Pero es una pregunta elemental y difícil de responder. No en términos prácticos, pues la fama puede traducirse en modus vivendi. Si Séneca tenía razón, entonces la fama suena más de lo que vale. Nadie puede vivir sólo de su fama por lo que buscarla por sí misma es algo más que absurdo (sólo los imbéciles lo hacen), pero puede considerarse algo lógico y nada desdeñable en una sociedad donde el espectáculo garantiza la afirmación de las apariencias.
La multicitada frase de Warhol de que en el futuro todos tendrían sus 15 minutos de fama parece haberse hecho realidad gracias, primero, a la industria de los medios; luego, al internet, las plataformas digitales y las redes sociales; pero también gracias a la masificación y popularización de las tecnologías digitales. El viejo star system de la industria del entretenimiento se modificó gracias a la inclusión y apropiación de los usuarios que vieron mundos como el de las apps la posibilidad de colocarse en el “foco de atención” que aquel sistema excluyente y discriminatorio les negó durante décadas. Gracias a la diversificación tecnológica, al abaratamiento de las tecnologías y a la modificación de las fórmulas de transmisión (broadcasting–narrowcasting), los caminos para alcanzar la fama se han diversificado. Pero esto no es nada alentador (ni mucho menos liberador). Muy por el contrario, resulta preocupante.
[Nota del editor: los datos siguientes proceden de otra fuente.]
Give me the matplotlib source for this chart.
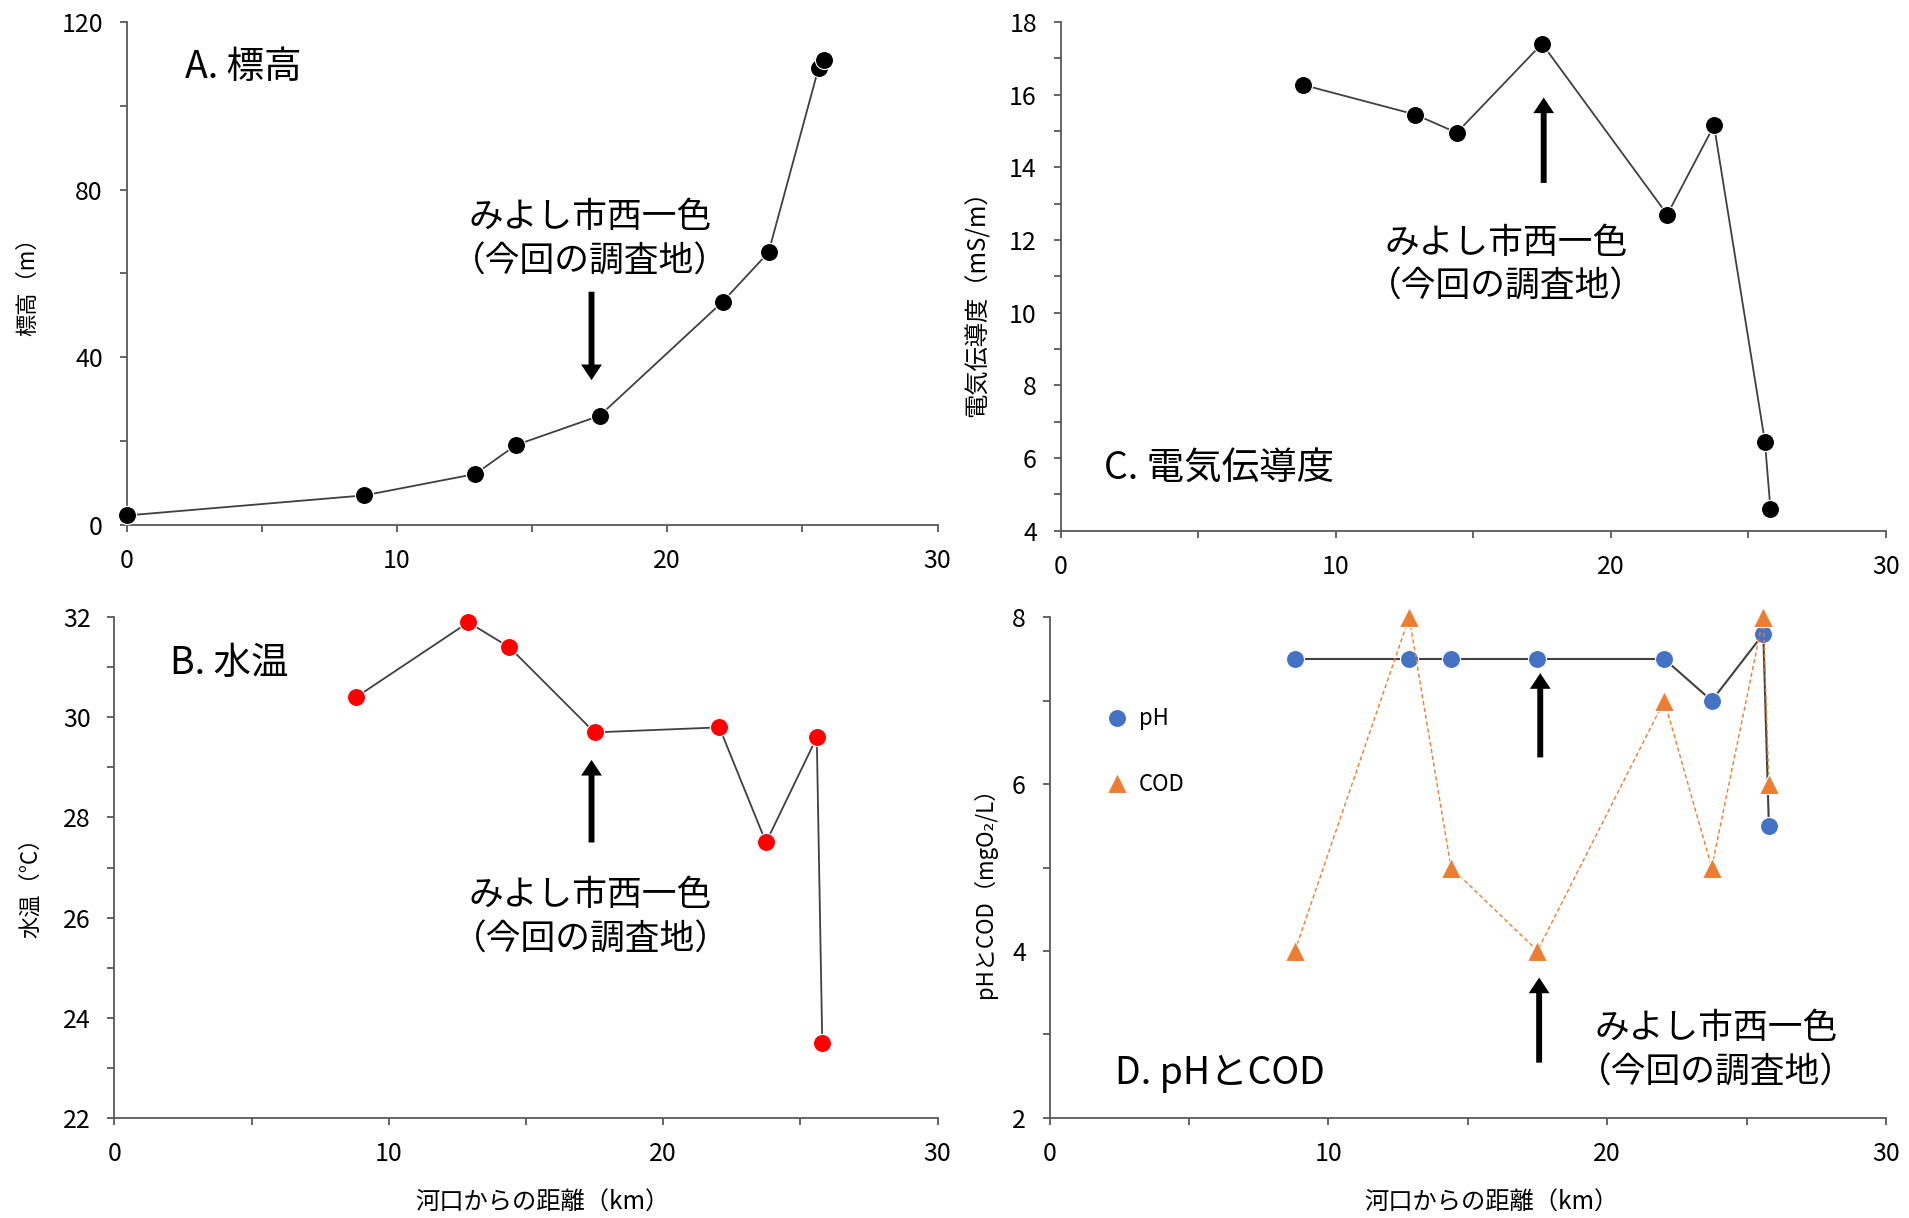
import numpy as np
import matplotlib
matplotlib.use('Agg')
import matplotlib.pyplot as plt
from matplotlib.lines import Line2D
from matplotlib.ticker import MultipleLocator

plt.rcParams['font.family'] = ['Noto Sans CJK JP', 'DejaVu Sans']

# distance from the river mouth (km)
dist_elev = [0, 8.8, 12.9, 14.4, 17.5, 22.05, 23.75, 25.6, 25.8]
elev = [2.2, 7.0, 12.1, 19.0, 26.0, 53.2, 65.0, 109.0, 110.9]

dist = [8.8, 12.9, 14.4, 17.5, 22.05, 23.75, 25.6, 25.8]
temp = [30.4, 31.9, 31.4, 29.7, 29.8, 27.5, 29.6, 23.5]
ec = [16.27, 15.45, 14.95, 17.4, 12.7, 15.15, 6.45, 4.6]
ph = [7.5, 7.5, 7.5, 7.5, 7.5, 7.0, 7.8, 5.5]
cod = [4, 8, 5, 4, 7, 5, 8, 6]

site_label = 'みよし市西一色\n（今回の調査地）'
xlab = '河口からの距離（km）'

W, H = 1909, 1218
AXIS_COL = '#595959'
LINE_COL = '#404040'


def px_rect(left, top, right, bottom):
    # pixel box -> figure fraction
    return [left / W, 1 - bottom / H, (right - left) / W, (bottom - top) / H]


def style(ax, ylim, ymaj, ymin):
    ax.set_xlim(0, 30)
    ax.set_ylim(*ylim)
    ax.xaxis.set_major_locator(MultipleLocator(10))
    ax.xaxis.set_minor_locator(MultipleLocator(5))
    ax.yaxis.set_major_locator(MultipleLocator(ymaj))
    ax.yaxis.set_minor_locator(MultipleLocator(ymin))
    for s in ['top', 'right']:
        ax.spines[s].set_visible(False)
    for s in ['left', 'bottom']:
        ax.spines[s].set_color(AXIS_COL)
        ax.spines[s].set_linewidth(1.3)
    ax.tick_params(which='both', direction='out', length=5, width=1.3,
                   color=AXIS_COL, labelsize=18, pad=12)


def site_arrow(ax, tail, tip):
    ax.annotate('', xy=tip, xytext=tail,
                arrowprops=dict(arrowstyle='simple,head_length=0.45,head_width=0.6,tail_width=0.17',
                                mutation_scale=25, fc='black', ec='none', lw=0,
                                shrinkA=0, shrinkB=0))


fig = plt.figure(figsize=(W / 100, H / 100), dpi=100)

axA = fig.add_axes(px_rect(126.6, 21.9, 937.5, 524.7))
axC = fig.add_axes(px_rect(1060.5, 21.9, 1886, 530.8))
axB = fig.add_axes(px_rect(114.4, 617.3, 937.5, 1117.7))
axD = fig.add_axes(px_rect(1049.5, 617.3, 1886, 1117.7))

# A. elevation
style(axA, (0, 120), 40, 20)
axA.plot(dist_elev, elev, color=LINE_COL, lw=1.3, marker='o', ms=13,
         mfc='black', mec='white', mew=0.8, clip_on=False, zorder=3)
axA.text(0.072, 0.91, 'A. 標高', transform=axA.transAxes, fontsize=27, ha='left', va='center')
axA.text(17.15, 68, site_label, ha='center', va='center', fontsize=25, linespacing=1.35)
site_arrow(axA, (17.2, 55.6), (17.2, 34.5))

# C. conductivity
style(axC, (4, 18), 2, 1)
axC.plot(dist, ec, color=LINE_COL, lw=1.3, marker='o', ms=13,
         mfc='black', mec='white', mew=0.8, clip_on=False, zorder=3)
axC.text(0.053, 0.122, 'C. 電気伝導度', transform=axC.transAxes, fontsize=27, ha='left', va='center')
axC.text(16.2, 11.3, site_label, ha='center', va='center', fontsize=25, linespacing=1.35)
site_arrow(axC, (17.56, 13.57), (17.56, 15.92))

# B. water temperature
style(axB, (22, 32), 2, 1)
axB.plot(dist, temp, color=LINE_COL, lw=1.3, marker='o', ms=13,
         mfc='#FF0000', mec='white', mew=0.8, clip_on=False, zorder=3)
axB.text(0.068, 0.908, 'B. 水温', transform=axB.transAxes, fontsize=27, ha='left', va='center')
axB.text(17.35, 26.0, site_label, ha='center', va='center', fontsize=25, linespacing=1.35)
site_arrow(axB, (17.39, 27.5), (17.39, 29.15))

# D. pH and COD
style(axD, (2, 8), 2, 1)
axD.plot(dist, ph, color=LINE_COL, lw=1.5, marker='o', ms=13,
         mfc='#4472C4', mec='white', mew=0.8, clip_on=False, zorder=3)
axD.plot(dist, cod, color='#ED7D31', lw=1.0, ls=(0, (3, 2)), marker='^', ms=14,
         mfc='#ED7D31', mec='white', mew=0.8, clip_on=False, zorder=4)
axD.text(0.0785, 0.0877, 'D. pHとCOD', transform=axD.transAxes, fontsize=27, ha='left', va='center')
axD.text(23.9, 2.80, site_label, ha='center', va='center', fontsize=25, linespacing=1.35)
site_arrow(axD, (17.6, 6.32), (17.6, 7.33))
site_arrow(axD, (17.56, 2.66), (17.56, 3.68))
handles = [Line2D([], [], ls='none', marker='o', ms=13, mfc='#4472C4', mec='white', mew=0.8),
           Line2D([], [], ls='none', marker='^', ms=14, mfc='#ED7D31', mec='white', mew=0.8)]
axD.legend(handles, ['pH', 'COD'], loc='center left', bbox_to_anchor=(0.068, 0.732),
           frameon=False, fontsize=16, handlelength=1.0, handletextpad=0.45,
           labelspacing=1.9, borderaxespad=0, borderpad=0)

# axis labels
fig.text(28 / W, 1 - 281 / H, '標高（m）', rotation=90, ha='center', va='center', fontsize=16)
fig.text(978 / W, 1 - 298 / H, '電気伝導度（mS/m）', rotation=90, ha='center', va='center', fontsize=17.5)
fig.text(31 / W, 1 - 882 / H, '水温（°C）', rotation=90, ha='center', va='center', fontsize=16)
fig.text(985 / W, 1 - 887 / H, 'pHとCOD（mgO₂/L）', rotation=90, ha='center', va='center', fontsize=16)
fig.text(542 / W, 1 - 1203 / H, xlab, ha='center', va='center', fontsize=17.5)
fig.text(1491 / W, 1 - 1203 / H, xlab, ha='center', va='center', fontsize=17.5)

fig.savefig('out.png', dpi=100, facecolor='white')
El filósofo francés Georges Sorel [quien vivió entre 1847 y 1922] afirmó que la fama se fundaba en gestos absurdos y payasadas (más que en el trabajo, el sacrificio y el arte). Y casi un siglo después, la situación no ha mejorado mucho, sino que parece haber empeorado drásticamente. ¿Qué hace la gente por fama? Casi cualquier cosa, como poner en riesgo su vida haciendo skywalking o roofing; ingerir grandes cantidades de comida mientras se transmite dicho espectáculo en vivo como en el caso del Muk-bang; restregar la cara en el pan para evaluar su textura, Bread Face; exprimir granos de pus y extraer espinillas del rostro; cortar frutas y verduras en rodajas muy delgadas y exhibir los videos en cámara lenta; acariciar frutas de manera delicada para después hundir los dedos en ellas; mostrar excusados repletos de orines y excremento; bailar al ritmo de un frenético remix con un gorro de Pikachu; mostrar los senos, las nalgas, los pectorales o el abdomen; montar trilladas coreografías para bailar con un grupo de amigos al ritmo enfadoso de “Savage Love” o “Baila”, etcétera.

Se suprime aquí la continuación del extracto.